B. L’autonomie du contrôle administratif face aux inscriptions au casier judiciaire
La décision de refus s’appuie sur des faits de travail dissimulé pour lesquels le requérant a subi une condamnation pénale à une peine d’emprisonnement avec sursis. Le juge administratif rappelle que l’autorité compétente apprécie si le comportement est « contraire à l’honneur, à la probité, aux bonnes mœurs ou de nature à porter atteinte à la sécurité des personnes ou des biens ». Cette évaluation s’effectue indépendamment de la mention de la condamnation au bulletin numéro deux du casier judiciaire de l’intéressé.
L’absence d’inscription ou l’effacement ultérieur de la peine demeure « sans incidence » sur l’exercice du pouvoir d’appréciation de l’administration chargée de la sécurité publique. Cette autonomie permet de protéger les secteurs sensibles de personnes dont les agissements passés révèlent une incompatibilité manifeste avec les exigences de probité. L’enquête administrative dispose donc d’une portée plus large que le simple contrôle des condamnations pénales définitives figurant dans les fichiers judiciaires classiques.
II. Une appréciation stricte de la compatibilité comportementale
A. La persistance du risque professionnel malgré l’écoulement du temps
L’administration a relevé que le requérant avait commis des faits de travail dissimulé et d’emploi de personnel non habilité sur une période continue de quatre années. Bien que ces agissements soient présentés par l’intéressé comme étant « d’une relative ancienneté », la juridiction estime qu’ils traduisent la persistance délibérée d’un comportement frauduleux grave. La dissimulation d’emplois salariés a d’ailleurs causé un préjudice financier considérable de plusieurs centaines de milliers d’euros à l’organisme de recouvrement des cotisations sociales.

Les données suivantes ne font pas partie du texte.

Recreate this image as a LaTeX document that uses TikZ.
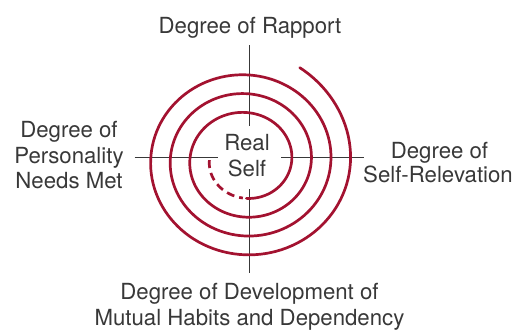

La cour administrative d’appel de Lyon juge que la répétition de ces actes révèle une méconnaissance profonde des obligations légales incombant à un professionnel de la sécurité. « La commission nationale d’agrément et de contrôle a pu, sans commettre d’erreur d’appréciation, estimer que les agissements révélaient un comportement contraire à l’honneur et à la probité ». L’écoulement d’un délai de plusieurs années depuis le dernier fait fautif ne suffit pas à effacer le risque de réitération pour une telle fonction.
B. Le caractère inopérant des considérations tenant à la situation personnelle
Le requérant invoque les conséquences sociales de ce refus, mentionnant notamment son licenciement et les difficultés familiales qui découlent de la perte de son emploi. La juridiction écarte systématiquement ces arguments en précisant que les difficultés personnelles sont « sans incidence sur la légalité de la décision attaquée ». Le juge privilégie la sauvegarde de l’ordre public et la moralisation du secteur de la sécurité privée sur les intérêts individuels du travailleur.
Le caractère proportionné de la mesure est validé par le juge au regard de la nature particulièrement sensible des activités de surveillance et de gardiennage concernées. Même l’obtention préalable d’une autorisation pour suivre une formation professionnelle ne saurait constituer un droit acquis au renouvellement ultérieur de la carte professionnelle. La rigueur de cette solution illustre la volonté de garantir que seuls des agents d’une probité irréprochable puissent exercer des missions de protection des biens et des personnes.